Ungläubig sah Victor sich um. "Vladislav hat in seiner Privatvilla eine Gefängniszelle im Keller? Das sagt echt ne Menge über ihn aus ..."

Der Muskelprotz nickte zustimmend. "Du bist der erste, der da drin steckt. DAS sollte dir Gedanken machen, mein Bester", befand er und zog endlich den gesuchten Ordner hervor. Dann machte er sich zurück auf den Weg nach oben, raus aus dem Keller.
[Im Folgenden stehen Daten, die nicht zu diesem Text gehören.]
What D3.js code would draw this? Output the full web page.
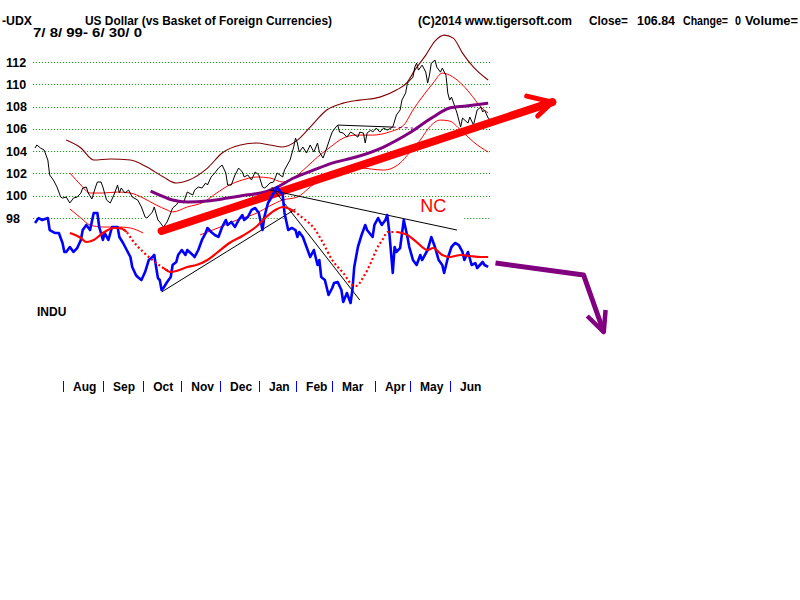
<!DOCTYPE html>
<html><head><meta charset="utf-8">
<script src="https://cdn.jsdelivr.net/npm/d3@7"></script>
<style>
body{margin:0;background:#fff}
text{font-family:"Liberation Sans",Arial,sans-serif;font-weight:bold;fill:#000}
</style>
</head><body>
<svg id="c" width="800" height="600"></svg>
<script>
// ---------- DATA ----------
const months = ["Aug","Sep","Oct","Nov","Dec","Jan","Feb","Mar","Apr","May","Jun"];
const monthTickDays = [15.3,37.1,59,79.7,100.9,122.1,142.3,161.9,185.3,204.4,226.2];
const yTicks = [112,110,108,106,104,102,100,98];
const grid98Segments = [[-1,59],[117,137],[234,248]];

// UDX closes: [trading day index, value]
const udx = [[0,104.28],[1,104.55],[3,104.28],[5,104.10],[7,103.20],[8,101.86],[10,101.41],[12,100.78],[14,99.88],[15,99.79],[17,99.88],[19,99.35],[21,99.79],[23,99.88],[25,100.24],[26,100.69],[28,100.78],[29,100.24],[31,99.70],[33,100.78],[34,101.23],[36,101.23],[37,100.78],[39,99.61],[41,99.35],[43,100.06],[45,100.96],[46,100.24],[47,100.69],[49,100.24],[51,100.51],[53,99.88],[56,99.61],[58,98.99],[60,98.09],[61,97.99],[64,98.54],[65,98.99],[67,97.82],[68,97.64],[70,97.19],[72,97.64],[74,98.45],[75,98.90],[77,99.17],[79,99.61],[81,99.35],[82,99.88],[83,100.33],[86,100.06],[87,100.51],[89,100.78],[91,100.69],[93,101.14],[94,100.96],[96,101.68],[98,102.04],[100,102.48],[102,102.75],[104,102.04],[105,100.96],[107,100.96],[109,101.86],[111,102.48],[113,102.13],[114,101.68],[116,101.86],[118,101.41],[120,102.13],[122,101.86],[124,100.78],[125,100.69],[126,100.78],[128,101.14],[130,101.23],[132,102.04],[135,101.68],[136,102.31],[139,103.20],[141,104.37],[142,105.17],[143,104.73],[144,103.92],[146,104.37],[148,103.83],[150,104.55],[152,103.92],[154,104.73],[155,103.92],[157,103.38],[159,104.28],[161,105.26],[162,105.71],[164,106.16],[165,106.34],[166,105.71],[168,105.62],[170,105.26],[172,105.71],[173,105.62],[176,105.26],[177,105.71],[179,105.62],[180,104.73],[181,105.62],[183,105.89],[184,105.71],[186,106.07],[188,105.71],[190,106.07],[192,105.89],[194,106.07],[195,106.16],[197,107.24],[199,107.69],[200,108.58],[202,109.21],[203,110.11],[206,110.64],[207,111.54],[208,111.90],[209,111.27],[211,111.72],[213,111.09],[214,110.11],[215,110.82],[216,111.90],[218,112.17],[219,111.54],[221,111.09],[222,111.45],[224,110.82],[225,109.21],[226,108.58],[227,108.85],[228,108.40],[230,107.42],[232,106.16],[233,106.97],[236,106.52],[237,107.06],[239,106.34],[241,107.69],[243,107.96],[244,107.51],[245,107.69],[247,106.97],[248,106.84]];

// Bands around UDX
const outerUpper = [[17,104.99],[25,104.28],[32,103.20],[41,103.29],[52,103.20],[61,102.57],[70,101.68],[77,101.14],[84,101.41],[94,102.48],[102,103.83],[112,104.55],[121,104.73],[128,104.55],[135,104.37],[143,104.99],[150,106.16],[159,107.69],[168,108.31],[177,108.58],[188,108.85],[197,109.48],[203,110.20],[207,111.27],[213,112.62],[218,113.87],[223,114.41],[228,114.14],[233,112.80],[239,111.54],[247,110.38]];
const innerUpper = [[19,102.04],[25,100.96],[30,100.24],[37,100.24],[45,100.33],[52,100.24],[59,99.79],[66,99.17],[72,98.72],[75,98.54],[83,98.99],[92,99.43],[99,100.24],[106,100.96],[113,101.41],[121,101.68],[128,101.59],[135,101.23],[141,101.59],[148,102.57],[154,103.47],[161,104.37],[168,105.17],[175,105.44],[184,105.44],[193,105.71],[201,106.34],[206,107.69],[211,108.85],[217,110.11],[222,111.00],[226,110.82],[232,110.11],[237,109.21],[243,107.96],[247,107.42]];
const innerLowerA = [[19,98.81],[25,98.00],[30,97.37],[37,97.19],[46,97.19],[52,97.10],[59,96.65]];
const innerLowerB = [[90,96.48],[101,97.19],[110,97.82],[121,98.45],[128,99.08],[135,99.61],[143,99.88],[150,100.78],[159,101.86],[168,102.30],[177,102.48],[190,102.30],[199,102.93],[204,103.83],[210,105.00],[215,106.16],[221,106.79],[226,106.70],[232,105.89],[239,104.82],[247,103.92]];
const purpleMA = [[63,100.42],[68,100.06],[75,99.61],[83,99.43],[94,99.52],[105,99.79],[115,100.06],[123,100.24],[131,100.69],[141,101.59],[152,102.31],[162,102.93],[175,103.47],[190,104.37],[204,105.62],[217,107.06],[226,107.87],[235,108.05],[247,108.31]];

// INDU (Dow Jones Industrials)
const indu = [[0,11150],[2,11233],[4,11200],[7,11233],[8,11033],[11,10983],[13,10983],[15,10817],[16,10667],[17,10667],[19,10750],[21,10667],[23,10733],[25,10867],[26,11033],[28,11117],[30,11033],[32,11317],[34,11317],[35,11083],[37,10867],[38,10983],[40,10867],[42,11083],[45,11083],[46,10917],[48,10817],[50,10700],[52,10583],[53,10417],[55,10283],[56,10250],[58,10200],[60,10333],[62,10533],[64,10583],[65,10617],[66,10417],[67,10233],[68,10200],[69,10033],[70,10067],[72,10167],[74,10250],[75,10450],[77,10500],[78,10617],[80,10700],[82,10617],[83,10700],[86,10617],[87,10583],[89,10700],[91,10867],[93,10983],[94,11067],[96,11000],[98,10950],[100,10917],[102,11083],[104,11200],[105,11117],[107,11167],[109,11083],[111,11200],[113,11283],[114,11200],[116,11250],[118,11367],[120,11400],[122,11317],[124,11033],[125,11250],[127,11483],[128,11533],[131,11700],[132,11750],[135,11617],[136,11317],[138,11033],[140,11067],[142,11033],[143,10917],[144,11000],[146,10917],[148,10750],[150,10583],[152,10700],[154,10450],[155,10533],[156,10250],[158,10200],[160,9950],[162,10067],[163,10150],[165,10167],[167,10033],[168,9833],[170,9983],[172,9817],[173,10033],[174,10417],[176,10750],[178,10950],[180,11117],[181,11033],[184,10917],[185,11117],[187,11233],[189,11117],[191,11200],[192,11283],[193,11033],[195,10317],[196,10750],[197,10667],[199,10733],[201,11200],[203,10917],[204,10750],[206,10533],[208,10450],[210,10617],[211,10533],[214,10700],[216,10917],[218,10750],[220,10533],[222,10450],[223,10317],[225,10567],[227,10750],[229,10817],[231,10783],[233,10667],[234,10533],[236,10667],[238,10450],[240,10483],[241,10400],[244,10500],[245,10450],[247,10417]];
const induMA = [[19,10983],[25,10900],[28,10833],[32,10867],[37,10983],[43,11067],[46,11067],[50,11000],[53,10867],[59,10667],[64,10533],[70,10400],[74,10333],[77,10350],[83,10417],[88,10450],[94,10533],[99,10650],[106,10817],[113,10933],[121,11100],[126,11250],[131,11367],[135,11417],[141,11350],[146,11233],[152,11067],[157,10817],[162,10533],[168,10317],[173,10117],[175,10100],[179,10250],[183,10483],[186,10700],[190,10900],[192,11000],[197,11000],[203,10950],[208,10833],[214,10700],[217,10733],[222,10617],[226,10583],[232,10617],[237,10600],[243,10583],[247,10583]];
const induMADotted = [[50,70],[145,193]];

// Annotations (drawn trendlines and arrows)
const supportLine = [[69,10000],[142,11383]];
const resistLine = [[128,11700],[230,11033]];
const declineLine = [[129,11750],[177,9867]];
const consolLine = [[165,106.34],[195,106.16]];
const consolDash = [[195,106.16],[206,106.07]];
const redArrow = [[69,96.83],[282,108.40]];
const redArrowHead = [[268,108.94],[282,108.40],[274,107.15]];
const purpleArrow = [[251,10483],[299,10283],[310,9333]];
const purpleArrowHead = [[301,9600],[310,9333],[311,9700]];
const ncLabel = {day:210, v:11333, text:"NC"};

// ---------- DRAW ----------
const svg = d3.select("#c");
const x = d3.scaleLinear().domain([0,248]).range([35,490]);
const y = d3.scaleLinear().domain([98,112]).range([218,62]);
const yI = d3.scaleLinear().domain([9700,11700]).range([310,190]);

const lineU = d3.line().x(d=>x(d[0])).y(d=>y(d[1]));
const lineI = d3.line().x(d=>x(d[0])).y(d=>yI(d[1]));
const smoothU = d3.line().x(d=>x(d[0])).y(d=>y(d[1])).curve(d3.curveMonotoneX);
const smoothI = d3.line().x(d=>x(d[0])).y(d=>yI(d[1])).curve(d3.curveMonotoneX);

// gridlines
const gridG = svg.append("g");
yTicks.forEach(t=>{
  const segs = t===98 ? grid98Segments : [[-1,248]];
  segs.forEach(s=>{
    gridG.append("line").attr("x1",x(s[0])).attr("x2",x(s[1]))
      .attr("y1",Math.round(y(t))+0.5).attr("y2",Math.round(y(t))+0.5)
      .attr("stroke","#008000").attr("stroke-width",1).attr("stroke-dasharray","1,2");
  });
});
// y labels
svg.append("g").selectAll("text").data(yTicks).join("text")
  .attr("x",6).attr("y",d=>y(d)+4.5).attr("font-size",12.5).text(d=>d);

// bands
const bandG = svg.append("g").attr("fill","none");
bandG.append("path").attr("d",smoothU(outerUpper)).attr("stroke","#800000").attr("stroke-width",1.1);
bandG.append("path").attr("d",smoothU(innerUpper)).attr("stroke","#ff0000").attr("stroke-width",1);
bandG.append("path").attr("d",smoothU(innerLowerA)).attr("stroke","#ff0000").attr("stroke-width",1);
bandG.append("path").attr("d",smoothU(innerLowerB)).attr("stroke","#ff0000").attr("stroke-width",1);

// UDX price
svg.append("path").attr("d",lineU(udx)).attr("fill","none").attr("stroke","#000").attr("stroke-width",1);
svg.append("path").attr("d",lineU(consolLine)).attr("fill","none").attr("stroke","#000").attr("stroke-width",1);
svg.append("path").attr("d",lineU(consolDash)).attr("fill","none").attr("stroke","#800080").attr("stroke-width",1).attr("stroke-dasharray","3,3");

// purple MA
svg.append("path").attr("d",smoothU(purpleMA)).attr("fill","none").attr("stroke","#800080").attr("stroke-width",3);

// big red arrow
svg.append("path").attr("d",lineU(redArrow)).attr("fill","none").attr("stroke","#ff0000").attr("stroke-width",8).attr("stroke-linecap","round");
svg.append("path").attr("d",lineU(redArrowHead)).attr("fill","none").attr("stroke","#ff0000").attr("stroke-width",5).attr("stroke-linecap","round").attr("stroke-linejoin","round");

// thin black trendlines
[supportLine,resistLine,declineLine].forEach(l=>{
  svg.append("path").attr("d",lineI(l)).attr("fill","none").attr("stroke","#000").attr("stroke-width",1);
});

// INDU
svg.append("path").attr("d",lineI(indu)).attr("fill","none").attr("stroke","#0000ff").attr("stroke-width",2.6).attr("stroke-linejoin","round");

// INDU moving average: solid outside dotted ranges, dotted inside
const inDot = d => induMADotted.some(r=>d[0]>r[0] && d[0]<r[1]);
const maSolid = d3.line().defined(d=>!inDot(d)).x(d=>x(d[0])).y(d=>yI(d[1])).curve(d3.curveMonotoneX);
svg.append("path").attr("d",maSolid(induMA)).attr("fill","none").attr("stroke","#ff0000").attr("stroke-width",2.2);
induMADotted.forEach(r=>{
  const seg = induMA.filter(d=>d[0]>=r[0]-6 && d[0]<=r[1]+6);
  svg.append("path").attr("d",smoothI(seg)).attr("fill","none").attr("stroke","#ff0000").attr("stroke-width",2.2).attr("stroke-dasharray","2,2.5");
});

// purple down arrow
svg.append("path").attr("d",lineI(purpleArrow)).attr("fill","none").attr("stroke","#800080").attr("stroke-width",5).attr("stroke-linejoin","round");
svg.append("path").attr("d",lineI(purpleArrowHead)).attr("fill","none").attr("stroke","#800080").attr("stroke-width",4.5).attr("stroke-linejoin","round");

// NC
svg.append("text").attr("x",x(ncLabel.day)).attr("y",yI(ncLabel.v)).attr("font-size",18)
  .style("font-weight","normal").style("fill","#ff0000").text(ncLabel.text);

// x axis months
const xa = svg.append("g");
monthTickDays.forEach((t,i)=>{
  xa.append("line").attr("x1",Math.round(x(t))+0.5).attr("x2",Math.round(x(t))+0.5)
    .attr("y1",381).attr("y2",392).attr("stroke","#0000ff").attr("stroke-width",1);
  xa.append("text").attr("x",x(t)+10).attr("y",391).attr("font-size",12).text(months[i]);
});

// header texts
const hdr = [
  ["-UDX",2,25,30],
  ["US Dollar (vs Basket of Foreign Currencies)",85,25,247],
  ["7/ 8/ 99- 6/ 30/ 0",33,37,109],
  ["(C)2014 www.tigersoft.com",418,25,154],
  ["Close=",589,25,39],
  ["106.84",637,25,38],
  ["Change=",683,25,45],
  ["0",735,25,6],
  ["Volume=",745,25,53]
];
hdr.forEach(h=>{
  svg.append("text").attr("x",h[1]).attr("y",h[2]).attr("font-size",12)
    .attr("textLength",h[3]).attr("lengthAdjust","spacingAndGlyphs").text(h[0]);
});
svg.append("text").attr("x",37).attr("y",316).attr("font-size",12).text("INDU");
</script>
</body></html>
Er war hier erstmal mit allem fertig.

"Warte mal, wie lange habt ihr mich schlafen lassen?", rief Victor ihm hinterher. "Ist immer noch Dienstag?"

"Es ist Mittwochmorgen", brummte Waleri tonlos, dann war er weg.
 

Als Waleri etliche Stunden später das nächste Mal in den Keller kam, saß Victor auf dem Fußboden, mit dem Rücken gegen die Wand gelehnt, die Beine überkreuz geschlagen, die Hände im Schoß. Er wirkte gelangweilt. Waleri musterte ihn kurz prüfend. "Du heckst doch nichts aus, Kumpel, oder?"

"Was meinst du?", fragte Victor irritiert zurück. "Mache ich diesen Eindruck denn?"

"Solltest du nicht einen Haufen Terz machen und uns bedrohen und beleidigen?"

Victor wog kurz abwägend den Kopf hin und her. "Wenn ihr das wünscht, tue ich das", meinte er nüchtern. "Aber eigentlich wäre es mir lieber, wenn Vladislav einfach mal runterkäme und ganz unvoreingenommen mit mir reden würde."

"Wünsch es dir nicht. Der wird sich noch früh genug um dich kümmern", kommentierte Waleri, bevor er sich wieder den Kartons mit Unterlagen zuwandte und zu kramen begann.

"Was beschäftigt ihn denn so sehr, dass er mich nicht sehen will? Ich hätte nicht geglaubt, dass für ihn irgendwas mehr Priorität haben könnte, als die Rache an mir."

Waleri warf ihm einen nachdenklichen Blick zu, als würde er überlegen, ob er Victor wirklich Auskünfte dazu geben sollte. Es folgte ein rückversichernder Blick zur Treppe. Was sollte es, Victor war eh bald tot und konnte mit der Info sowieso nichts mehr anfangen. "Vladislav macht Bestandsaufnahme, was vom Kartell noch übrig ist, und trommelt die verbliebenen Leute wieder zusammen. Er hat in den letzten Tagen schon etliche Mitglieder persönlich abgeklappert, bevor du uns ins Netz gegangen bist."

"Prima ...", befand Victor deprimiert. "Er will die Motus ernsthaft wieder aufleben lassen?"

"Ja, und zwar z.z.: ziemlich zügig. ... Und jetzt halt die Klappe", trug der Schutzgeist ihm auf. Abermals wühlte er suchend in den Kartons herum.